Slate’s Mike Oppenheimer argues that instead of defunding NPR, budget hawks should turn their attention to PBS.

In a nutshell, his argument is that unlike NPR, which has a clear brand (quirky and cerebral, as he puts it) PBS is a mishmash of programing. Children’s shows like “Sesame Street” share space with Anglophile programming like “Masterpiece Theater,” news programs like “Frontline” and science shows like “Nova.”

Today, it can be difficult to find what ambitious, interesting programming there is on PBS. Earlier this month, I tuned in a few times and was greeted by Antiques Roadshow, a doo-wop concert that I have seen before while channel-surfing, and—several times—the financial advice of Suze Orman. From those glimpses, it seemed that an average evening on PBS had all the intelligence of VH1 and all the youth appeal of CBS.
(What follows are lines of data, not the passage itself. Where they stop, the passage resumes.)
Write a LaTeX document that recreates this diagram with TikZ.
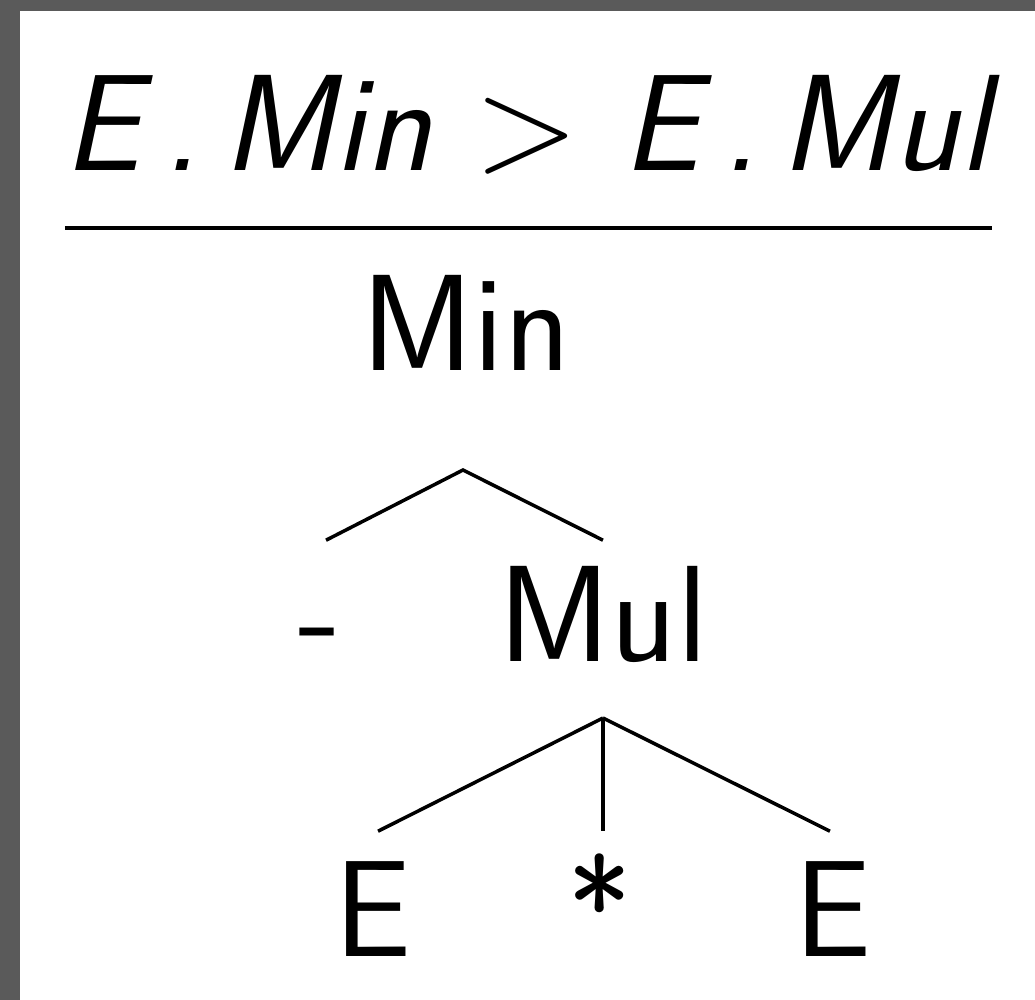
\documentclass[tikz,border=0pt]{standalone}
\usepackage{fontspec}
\definecolor{framegray}{HTML}{5A5A5A}
\newcommand{\vname}[1]{\textsf{\itshape #1}}
\tikzset{
  label/.style={font=\fontsize{39}{47}\sffamily, inner sep=0pt, text height=0.95cm, text depth=0pt, anchor=base},
  branch/.style={line width=1pt}
}
\begin{document}
\begin{tikzpicture}[x=0.01cm, y=-0.01cm]
    \fill[framegray] (0,0) rectangle (1035,1000);
    \fill[white] (20,11) rectangle (1035,1000);
    \useasboundingbox (0,0) rectangle (1035,1000);

    % judgement on top
    \node[label] (judge) at (532,170) {\vname{E\,.\,Min} > \vname{E\,.\,Mul}};
    \coordinate (ruleL) at (65,228);
    \coordinate (ruleR) at (992,228);
    \draw[line width=1.05pt] (ruleL) -- (ruleR);

    % the tree
    \node[label] (min) at (466,370) {Min};
    \node[label] (neg) at (320,662) {-};
    \node[label] (mul) at (603,662) {Mul};
    \node[label] (e1) at (373,957) {E};
    \node[label] (star) at (600,957) {*};
    \node[label] (e2) at (833,957) {E};

    \coordinate (minfork) at (463,470);
    \coordinate (mulfork) at (603,718);
    \draw[branch] ([xshift=0.06cm, yshift=0.26cm]neg.north) -- (minfork) -- ([yshift=0.26cm]mul.north);
    \draw[branch] (mulfork) -- ([xshift=0.05cm, yshift=0.3cm]e1.north);
    \draw[branch] (mulfork) -- ([yshift=0.3cm]mul.north |- e1.north);
    \draw[branch] (mulfork) -- ([xshift=-0.03cm, yshift=0.3cm]e2.north);

\end{tikzpicture}
\end{document}
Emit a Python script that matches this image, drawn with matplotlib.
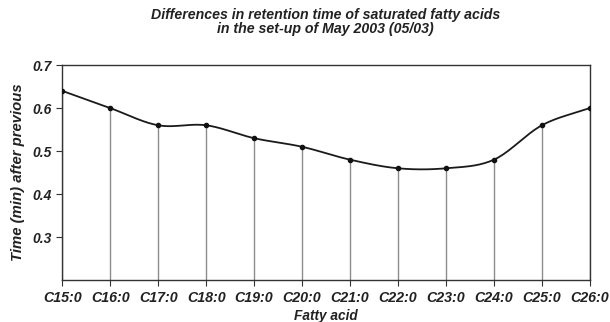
import numpy as np
import matplotlib
matplotlib.use("Agg")
import matplotlib.pyplot as plt

categories = ["C15:0", "C16:0", "C17:0", "C18:0", "C19:0", "C20:0",
              "C21:0", "C22:0", "C23:0", "C24:0", "C25:0", "C26:0"]
values = [0.64, 0.60, 0.56, 0.56, 0.53, 0.51, 0.48, 0.46, 0.46, 0.48, 0.56, 0.60]
yticks = [0.3, 0.4, 0.5, 0.6, 0.7]

FONT = "Liberation Sans"

def smooth(x, y, n=20):
    # Catmull-Rom rendering of the line between the data points (Excel-like smoothing)
    x = np.asarray(x, float); y = np.asarray(y, float)
    px = np.concatenate([[2*x[0]-x[1]], x, [2*x[-1]-x[-2]]])
    py = np.concatenate([[2*y[0]-y[1]], y, [2*y[-1]-y[-2]]])
    xs, ys = [], []
    for i in range(1, len(px)-2):
        t = np.linspace(0, 1, n, endpoint=False)
        for arr, out in ((px, xs), (py, ys)):
            p0, p1, p2, p3 = arr[i-1], arr[i], arr[i+1], arr[i+2]
            out.extend(0.5*((2*p1) + (-p0+p2)*t + (2*p0-5*p1+4*p2-p3)*t**2 + (-p0+3*p1-3*p2+p3)*t**3))
    xs.append(x[-1]); ys.append(y[-1])
    return np.array(xs), np.array(ys)

fig = plt.figure(figsize=(6.10, 3.22), dpi=100)
ax = fig.add_axes([0.102, 0.130, 0.865, 0.668])
x = np.arange(len(categories))
ax.vlines(x, 0.2, values, colors="#8c8c8c", linewidth=1.0, zorder=1)
sx, sy = smooth(x, values)
ax.plot(sx, sy, color="#1a1a1a", linewidth=1.3, zorder=2)
ax.plot(x, values, "o", color="#111111", markersize=3, zorder=3)

ax.set_xlim(x[0], x[-1])
ax.set_ylim(0.2, 0.7)
ax.set_yticks(yticks)
ax.set_yticklabels([f"{v:.1f}" for v in yticks])
ax.set_xticks(x)
ax.set_xticklabels(categories)
for s in ax.spines.values():
    s.set_color("#333333"); s.set_linewidth(1.0)
ax.tick_params(direction="out", length=4, color="#333333")
for lab in ax.get_xticklabels():
    lab.set_fontsize(10.3)
for lab in ax.get_yticklabels():
    lab.set_fontsize(10)
for lab in ax.get_xticklabels() + ax.get_yticklabels():
    lab.set_fontfamily(FONT); lab.set_fontweight("bold"); lab.set_fontstyle("italic")
    lab.set_color("#222222")

ax.set_xlabel("Fatty acid", fontfamily=FONT, fontweight="bold", fontstyle="italic",
              fontsize=9.8, color="#222222", labelpad=3.5)
ax.set_ylabel("Time (min) after previous", fontfamily=FONT, fontweight="bold",
              fontstyle="italic", fontsize=10.7, color="#222222", labelpad=5)
fig.text(0.533, 0.975, "Differences in retention time of saturated fatty acids\nin the set-up of May 2003 (05/03)",
         ha="center", va="top", fontfamily=FONT, fontweight="bold", fontstyle="italic",
         fontsize=10.2, color="#222222", linespacing=1.0)

fig.savefig("out.png", dpi=100)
Of course, he adds in the next paragraph that his sampling of shows did not include many of PBS’ signature news programs:

That may have been an unfair sampling. Last week, for example, I found a NOVA episode about the disaster in Japan; a show about the abuse of queer youth in the juvenile justice system; and a Frontline special about the influence of big money in the NCAA. But even in its best weeks, PBS lacks any sort of coherent sensibility.